> but assuming if there is a checksum code that runs and if it is corrupted than it won't be corrected into the next cycle right?
No, we are talking about different things here.
What you mean is ECC, which most MCUs nowadays implement. This feature can detect and correct certain memory errors at runtime, without the core itself noticing it.
What I meant is ROM-based code that can run a checksum calculation over the whole user flash, to detect corruptions/modifications. Not many MCUs implement this feature, but it is useful in an environment where safety or security requirements must be observed.
As said, I don't know if your MCU implements this feature, you need to study the datasheet.
But other reasons for occasional fails are possible.
If one of the other mode pins is used for interface functionality in your application, external signals (like ongoing serial communication on a bus system) could have an effect during startup.
Electrically improper connections with other systems can cause shifts in electrical potentials, and thus create stray signals. A common problem I have/had with CAN-bus systems.
Your PCB / hardware design might not be fully stable. Tests at increased temperature would reveal issues.
The same goes for internal instabilities. The clock tree setup can fail occasionally if you are at the limit, or memory access can fail as well.
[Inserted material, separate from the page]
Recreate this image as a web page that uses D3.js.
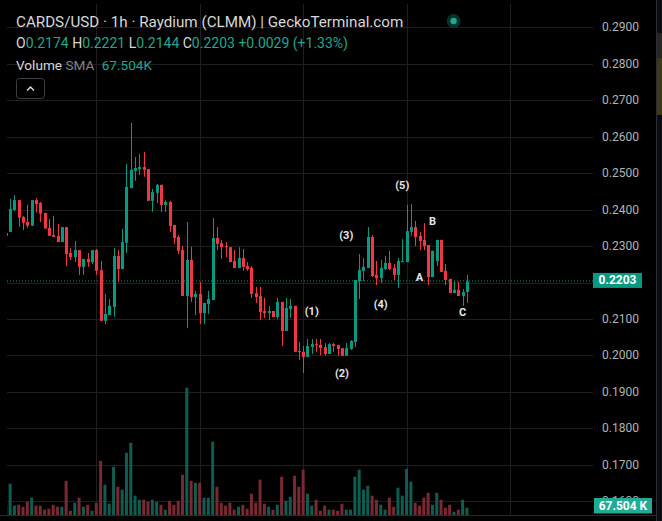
<!DOCTYPE html>
<html><head><meta charset="utf-8">
<script src="https://cdn.jsdelivr.net/npm/d3@7/dist/d3.min.js"></script>
<style>html,body{margin:0;padding:0;background:#000;}svg{display:block;}</style>
</head><body>
<script>
// ---- DATA (1h candles, CARDS/USD) ----
const opens  = [0.2328,0.2339,0.2399,0.2426,0.2380,0.2366,0.2356,0.2426,0.2418,0.2391,0.2350,0.2330,0.2328,0.2311,0.2352,0.2281,0.2270,0.2289,0.2243,0.2265,0.2256,0.2289,0.2234,0.2095,0.2111,0.2133,0.2273,0.2237,0.2309,0.2459,0.2506,0.2511,0.2517,0.2511,0.2424,0.2446,0.2468,0.2413,0.2421,0.2358,0.2325,0.2289,0.2163,0.2262,0.2160,0.2169,0.2116,0.2141,0.2152,0.2322,0.2308,0.2300,0.2297,0.2259,0.2240,0.2267,0.2245,0.2240,0.2171,0.2163,0.2122,0.2116,0.2122,0.2105,0.2147,0.2067,0.2127,0.2136,0.2012,0.2010,0.1996,0.2023,0.2031,0.2029,0.2023,0.2004,0.2031,0.2029,0.2020,0.1999,0.2018,0.2037,0.2204,0.2232,0.2240,0.2325,0.2221,0.2212,0.2237,0.2254,0.2240,0.2221,0.2256,0.2256,0.2339,0.2352,0.2328,0.2317,0.2303,0.2215,0.2259,0.2317,0.2232,0.2210,0.2171,0.2180,0.2163,0.2174];
const highs  = [0.2341,0.2429,0.2440,0.2426,0.2383,0.2413,0.2426,0.2432,0.2421,0.2391,0.2374,0.2383,0.2361,0.2352,0.2352,0.2295,0.2314,0.2289,0.2265,0.2281,0.2289,0.2292,0.2259,0.2169,0.2155,0.2295,0.2289,0.2347,0.2525,0.2638,0.2544,0.2553,0.2558,0.2511,0.2457,0.2470,0.2468,0.2426,0.2424,0.2358,0.2330,0.2300,0.2366,0.2298,0.2177,0.2202,0.2144,0.2177,0.2377,0.2352,0.2317,0.2311,0.2297,0.2289,0.2297,0.2292,0.2256,0.2245,0.2188,0.2188,0.2158,0.2136,0.2122,0.2158,0.2147,0.2158,0.2155,0.2136,0.2037,0.2026,0.2045,0.2045,0.2045,0.2045,0.2034,0.2034,0.2034,0.2029,0.2020,0.2034,0.2042,0.2207,0.2278,0.2267,0.2352,0.2330,0.2259,0.2262,0.2273,0.2287,0.2251,0.2267,0.2319,0.2413,0.2415,0.2369,0.2339,0.2363,0.2303,0.2287,0.2317,0.2317,0.2251,0.2210,0.2204,0.2202,0.2182,0.2221];
const lows   = [0.2325,0.2339,0.2396,0.2353,0.2344,0.2350,0.2355,0.2392,0.2366,0.2348,0.2328,0.2325,0.2311,0.2311,0.2245,0.2262,0.2256,0.2221,0.2221,0.2243,0.2251,0.2221,0.2095,0.2086,0.2111,0.2106,0.2202,0.2237,0.2281,0.2459,0.2479,0.2495,0.2490,0.2424,0.2394,0.2418,0.2394,0.2394,0.2339,0.2306,0.2278,0.2163,0.2075,0.2147,0.2111,0.2086,0.2086,0.2114,0.2152,0.2289,0.2265,0.2270,0.2256,0.2240,0.2240,0.2232,0.2232,0.2158,0.2144,0.2097,0.2103,0.2097,0.2105,0.2100,0.2026,0.2067,0.2103,0.2010,0.1988,0.1952,0.1996,0.2004,0.2010,0.2001,0.1999,0.2004,0.2010,0.1999,0.1999,0.1999,0.2015,0.2023,0.2155,0.2204,0.2240,0.2215,0.2193,0.2199,0.2234,0.2234,0.2207,0.2185,0.2256,0.2256,0.2328,0.2300,0.2289,0.2289,0.2193,0.2215,0.2245,0.2229,0.2193,0.2171,0.2171,0.2163,0.2136,0.2144];
const closes = [0.2336,0.2402,0.2426,0.2378,0.2364,0.2356,0.2426,0.2415,0.2389,0.2348,0.2328,0.2325,0.2311,0.2352,0.2278,0.2270,0.2289,0.2243,0.2265,0.2256,0.2289,0.2232,0.2095,0.2114,0.2136,0.2273,0.2237,0.2311,0.2462,0.2509,0.2514,0.2517,0.2509,0.2424,0.2448,0.2468,0.2413,0.2421,0.2355,0.2322,0.2287,0.2163,0.2262,0.2160,0.2169,0.2116,0.2144,0.2155,0.2322,0.2306,0.2297,0.2297,0.2256,0.2240,0.2267,0.2243,0.2237,0.2169,0.2160,0.2119,0.2116,0.2122,0.2105,0.2147,0.2067,0.2130,0.2136,0.2010,0.2010,0.1996,0.2026,0.2031,0.2029,0.2020,0.2004,0.2031,0.2026,0.2018,0.1999,0.2020,0.2040,0.2207,0.2234,0.2243,0.2325,0.2218,0.2212,0.2240,0.2254,0.2237,0.2221,0.2259,0.2259,0.2341,0.2352,0.2325,0.2314,0.2300,0.2215,0.2287,0.2317,0.2229,0.2207,0.2171,0.2180,0.2163,0.2174,0.2203];
const volumesK = [42,141,42,46,37,60,78,42,42,24,28,46,37,37,154,19,55,78,37,46,19,55,244,136,51,217,127,114,280,325,87,69,69,60,69,60,46,24,64,46,64,181,573,154,145,145,78,78,330,127,55,42,55,24,37,46,28,96,55,159,51,37,24,46,172,64,82,177,127,204,96,42,69,19,42,24,24,19,51,24,24,172,204,114,132,87,69,46,24,78,37,123,87,208,150,55,42,78,100,46,100,69,33,46,15,24,69,33];
const priceTicks = [0.29,0.28,0.27,0.26,0.25,0.24,0.23,0.21,0.20,0.19,0.18,0.17,0.16];
const dayStartIndex = [21,45,69,93,117];
const waveLabels = ["(1)","(2)","(3)","(4)","(5)","A","B","C"];
const waveIndex  = [71,78,79,87,92,96,99,106];
const wavePrice  = [0.2120,0.1950,0.2328,0.2140,0.2466,0.2213,0.2367,0.2118];
const title = "CARDS/USD · 1h · Raydium (CLMM) | GeckoTerminal.com";
const smaLabel = "67.504K";

// ---- LAYOUT ----
const W = 662, H = 521;
const svg = d3.select("body").append("svg").attr("width", W).attr("height", H);
svg.append("rect").attr("width", W).attr("height", H).attr("fill", "#000");

const x = d3.scaleLinear().domain([21, 117]).range([96.3, 510.0]);
const y = d3.scaleLinear().domain([0.16, 0.29]).range([501.3, 27.3]);
const yv = d3.scaleLinear().domain([0, 573]).range([515, 387.7]);

const plotL = 7, plotR = 593;
// right edge strip
svg.append("rect").attr("x", 657).attr("y", 0).attr("width", 5).attr("height", H).attr("fill", "#0c0c0e");
svg.append("rect").attr("x", 657).attr("y", 33).attr("width", 5).attr("height", 25).attr("fill", "#2a261f");
svg.append("rect").attr("x", 657).attr("y", 58).attr("width", 5).attr("height", 57).attr("fill", "#3d3914");
svg.append("line").attr("x1", 656.5).attr("x2", 656.5).attr("y1", 0).attr("y2", H).attr("stroke", "#2a2e39");

// grid
const grid = svg.append("g");
grid.selectAll("line.h").data(priceTicks.concat([0.22])).join("line")
  .attr("x1", plotL).attr("x2", plotR)
  .attr("y1", d => Math.round(y(d)) + 0.5).attr("y2", d => Math.round(y(d)) + 0.5)
  .attr("stroke", "#1f1f1f");
grid.selectAll("line.v").data(dayStartIndex).join("line")
  .attr("x1", d => Math.round(x(d)) + 0.5).attr("x2", d => Math.round(x(d)) + 0.5)
  .attr("y1", 4).attr("y2", 515).attr("stroke", "#1f1f1f");
svg.append("line").attr("x1", 0).attr("x2", 656).attr("y1", 515.5).attr("y2", 515.5).attr("stroke", "#2a2a2a");

svg.append("clipPath").attr("id", "c").append("rect")
  .attr("x", plotL).attr("y", 0).attr("width", plotR - plotL).attr("height", 515);
const plot = svg.append("g").attr("clip-path", "url(#c)");

const idx = d3.range(opens.length);
const up = i => closes[i] >= opens[i];

// volume
plot.selectAll("rect.vol").data(idx).join("rect")
  .attr("x", i => x(i) - 1.5).attr("width", 3)
  .attr("y", i => yv(volumesK[i])).attr("height", i => 515 - yv(volumesK[i]))
  .attr("fill", i => up(i) ? "#0f5c50" : "#7a2832");

// current price dotted line
const last = closes[closes.length - 1];
plot.append("line").attr("x1", plotL).attr("x2", plotR)
  .attr("y1", y(last) - 0.5).attr("y2", y(last) - 0.5)
  .attr("stroke", "#089981").attr("stroke-dasharray", "1,2");

// wicks
plot.selectAll("line.wick").data(idx).join("line")
  .attr("x1", i => Math.round(x(i)) + 0.5).attr("x2", i => Math.round(x(i)) + 0.5)
  .attr("y1", i => y(highs[i])).attr("y2", i => y(lows[i]))
  .attr("stroke", i => up(i) ? "#089981" : "#f23645");
// bodies
plot.selectAll("rect.body").data(idx).join("rect")
  .attr("x", i => Math.round(x(i)) - 1).attr("width", 3)
  .attr("y", i => y(Math.max(opens[i], closes[i])))
  .attr("height", i => Math.max(1, y(Math.min(opens[i], closes[i])) - y(Math.max(opens[i], closes[i]))))
  .attr("fill", i => up(i) ? "#089981" : "#f23645");

// wave labels
svg.selectAll("text.wave").data(waveLabels).join("text")
  .attr("x", (d, k) => x(waveIndex[k])).attr("y", (d, k) => y(wavePrice[k]))
  .attr("text-anchor", "middle").attr("dominant-baseline", "central")
  .attr("font-family", "Roboto, sans-serif").attr("font-weight", "bold").attr("font-size", 11)
  .attr("fill", "#e6e6e6").text(d => d);

// price axis labels
svg.selectAll("text.tick").data(priceTicks).join("text")
  .attr("x", 602).attr("y", d => y(d)).attr("dominant-baseline", "central")
  .attr("font-family", "Roboto, sans-serif").attr("font-size", 12)
  .attr("fill", "#b4b4b4").text(d => d.toFixed(4));

// last price label
svg.append("rect").attr("x", 593).attr("y", y(last) - 8.5).attr("width", 49).attr("height", 15).attr("fill", "#089981");
svg.append("text").attr("x", 617.5).attr("y", y(last) - 1).attr("text-anchor", "middle").attr("dominant-baseline", "central")
  .attr("font-family", "Roboto, sans-serif").attr("font-weight", "bold").attr("font-size", 12)
  .attr("fill", "#fff").text(last.toFixed(4));
// volume sma label
svg.append("rect").attr("x", 594).attr("y", 498).attr("width", 58).attr("height", 15.5).attr("fill", "#22ab94");
svg.append("text").attr("x", 623).attr("y", 506).attr("text-anchor", "middle").attr("dominant-baseline", "central")
  .attr("font-family", "Roboto, sans-serif").attr("font-weight", "bold").attr("font-size", 12)
  .attr("fill", "#fff").text("67.504 K");

// header
const F = "Roboto, sans-serif";
svg.append("text").attr("x", 16).attr("y", 27).attr("font-family", F).attr("font-size", 15.2)
  .attr("fill", "#d8d8d8").text(title);
svg.append("circle").attr("cx", 453.6).attr("cy", 21).attr("r", 7).attr("fill", "#0b2f2a");
svg.append("circle").attr("cx", 453.6).attr("cy", 21).attr("r", 3.2).attr("fill", "#1fa88f");

const fmt = d3.format(".4f");
const chg = last - opens[opens.length - 1];
const ohlc = svg.append("text").attr("x", 16).attr("y", 47.5).attr("font-family", F).attr("font-size", 14);
const seg = [["O","#d8d8d8"],[fmt(opens[opens.length-1]),"#1fa88f"],[" H","#d8d8d8"],[fmt(highs[highs.length-1]),"#1fa88f"],
  [" L","#d8d8d8"],[fmt(lows[lows.length-1]),"#1fa88f"],[" C","#d8d8d8"],[fmt(last),"#1fa88f"],
  [" +" + fmt(chg) + " (+" + (chg / opens[opens.length-1] * 100).toFixed(2) + "%)","#1fa88f"]];
seg.forEach(s => ohlc.append("tspan").attr("fill", s[1]).text(s[0]));

const vt = svg.append("text").attr("x", 16).attr("y", 69.5).attr("font-family", F).attr("font-size", 13.6);
vt.append("tspan").attr("fill", "#d8d8d8").text("Volume ");
vt.append("tspan").attr("fill", "#80838c").text("SMA ");
vt.append("tspan").attr("fill", "#1fa88f").attr("dx", 4).text(smaLabel);

svg.append("rect").attr("x", 16.5).attr("y", 78.5).attr("width", 28).attr("height", 20).attr("rx", 3)
  .attr("fill", "none").attr("stroke", "#3c3f46");
svg.append("path").attr("d", "M27,90.5 L30.5,87 L34,90.5").attr("fill", "none").attr("stroke", "#d8d8d8").attr("stroke-width", 1.5);
</script>
</body></html>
Elevated temperatures should increase the error probability, and reducing core speed and / or relaxing memory wait state settings would fix it.
Issues with the quartz, MCU clock input wiring and PCB design might also cause issues, but I am no hardware expert.
By the way, I would make sure if the MCU is really starting into ISP mode, or going into a hardfault or lockup.
If the latter is the case, no ISP access (serial interface ?) is possible without a power cycle.